Au début du XIXème siècle, Paris manque de lieux de sépulture. L’application tardive de la loi de 1765 qui interdit les cimetières en ville a conduit à la fermeture du cimetière des Innocents le 1er décembre 1780, et du cimetière Saint Joseph en 1796. Le 21 février 1801, le premier préfet de la Seine Nicolas Frochot (1761-1828) valide par arrêté la création de trois nouveaux grands cimetières, au nord le cimetière de Montmartre, au sud de Montparnasse, à l’est du Père Lachaise. La Ville de Paris se porte acquéreuse de l’ancienne propriété de François d'Aix de La Chaise (1624-1709), père jésuite, confesseur du roi Louis XIV durant trente-quatre années. Les dix-sept hectares de Mont-Louis sont consacrés à la création du cimetière de l'Est. L’architecte néo-classique Alexandre-Théodore Brongniart (1739-1813) dessine les plans. Il s’inspire des jardins à l’anglaise, avec bosquets et avenues, trace des contre-allées sinueuses et imagine des monuments funéraires ouvragés à la manière des fabriques.
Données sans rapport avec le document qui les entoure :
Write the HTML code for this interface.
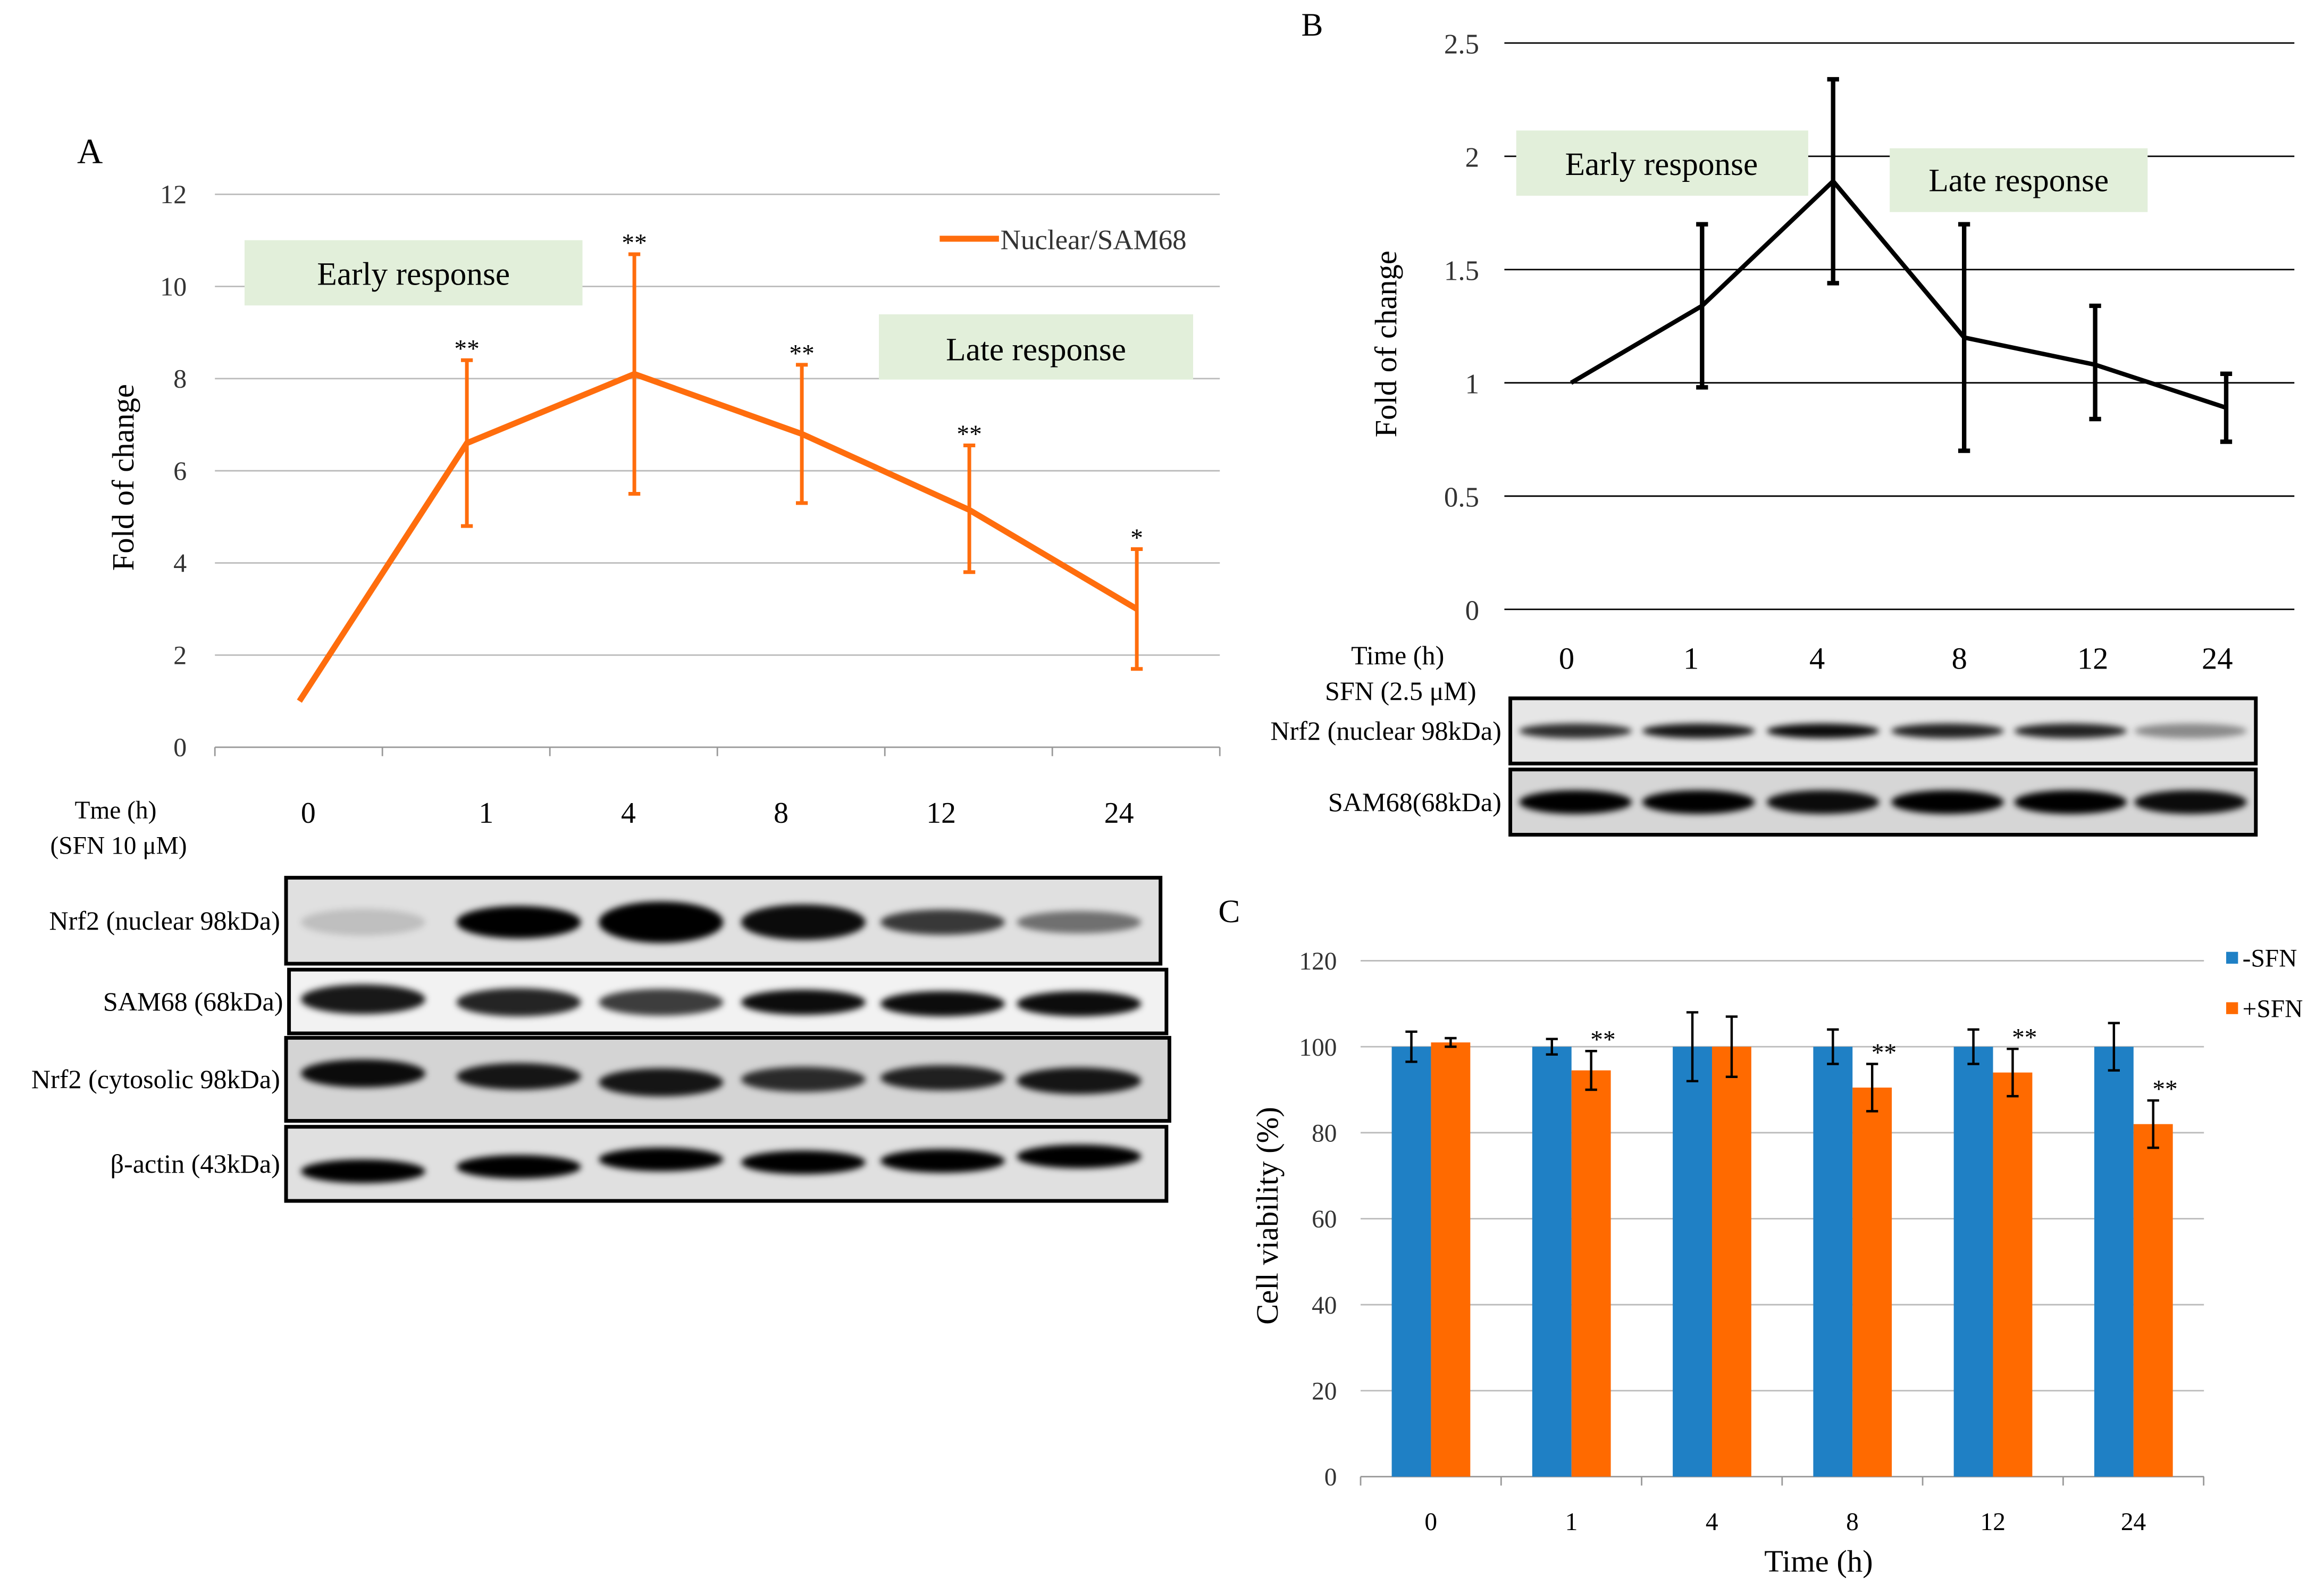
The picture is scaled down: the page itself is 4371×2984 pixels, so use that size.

Pourtant le nouveau cimetière du Père Lachaise officiellement inauguré le 21 mai 1804 ne connaît pas le succès attendu. En 1815, dix ans après son ouverture, il ne compte que six-cent-trente-cinq inhumations. Le transfert en 1817 des sépultures de célébrités le tombeau d’Héloïse et Abélard ainsi que ceux de Molière (1622-1673) et de La Fontaine (1621-1695), devrait assurer son prestige et augmenter sa désirabilité. L’opération est un succès. Pourtant, il est avéré que ces sépultures toutes symboliques n’accueillent pas réellement les dépouilles des gloires défuntes.
Molière décède le 17 février 1673 à son domicile de la rue de Richelieu. Jean-Baptiste Poquelin excommunié du fait de sa profession de saltimbanque n’aurait pas le droit à une sépulture religieuse. L’intervention de Louis XIV auprès des autorités religieuses autorise un enterrement dans le cimetière Saint-Joseph relevant de la paroisse Saint Eustache à condition qu’il soit inhumé de nuit et sans aucune pompe. Les funérailles ont lieu le 21 février 1673. La sépulture officielle se trouve alors au pied de la croix centrale du cimetière. Pourtant selon certains registres paroissiaux, à la suite de cette inhumation particulière, la tombe aurait été déplacée à l’initiative du clergé de Saint Eustache. La dépouille de Molière aurait été ensevelie dans la partie non consacrée du cimetière, le carré des suicidés et des enfants mort-nés. Un doute subsiste concernant cette double sépulture.
Au cours de l’année 1792, les autorités révolutionnaires de la Convention décident de rendre hommage aux grands hommes de la Nation. Le 6 juillet, le père Fleury, vicaire de Saint Eustache est chargé d’exhumer au cimetière Saint Joseph la dépouille de Molière. Pour la retrouver, il se base sur la théorie de la double sépulture et prélève les restes présumés dans une tombe du carré non consacré. Le cercueil est exposé dans la chapelle Saint Joseph afin que tous puissent se recueillir devant. Le 21 novembre, Fleury fait ouvrir la sépulture voisine que de fausses informations attribuent à Jean de La Fontaine afin que ce dernier rejoigne Molière. Pourtant, les registres confirment que le fabuliste a été inhumé en 1695 au cimetière des Innocents. Il n’a jamais reposé à Saint Joseph.
Alors que l’identité des ossements n’est pas assurée, les sarcophages sont longtemps exposés dans la chapelle Saint Joseph. A la suite de sa démolition, ils rejoignent le deuxième étage du corps de garde qui la remplace. Quelques privilégiés s’octroient des passe-droits. Les cercueils ouverts, certains prélèvent des souvenirs macabres, des reliques littéraires. Les restes sont d’ailleurs probablement intervertis lors d’une manœuvre malheureuse. Le 7 mai 1799, les deux dépouilles rejoignent un lieu plus digne, le Musée des monuments française d’Alexandre Lenoir.
Le 6 mars 1817, les sépultures officielles de Molière et La Fontaine sont transférées au cimetière du Père Lachaise. Les cercueils présentés lors d’une messe à l’église de Saint Germain des Prés sont placés dans des sarcophages de la 25ème division. Ces prestigieux résidents reposent cependant plus certainement dans les catacombes où les ossements prélevés dans les cimetières des Innocents et de Saint Joseph à leur fermeture ont été déplacés.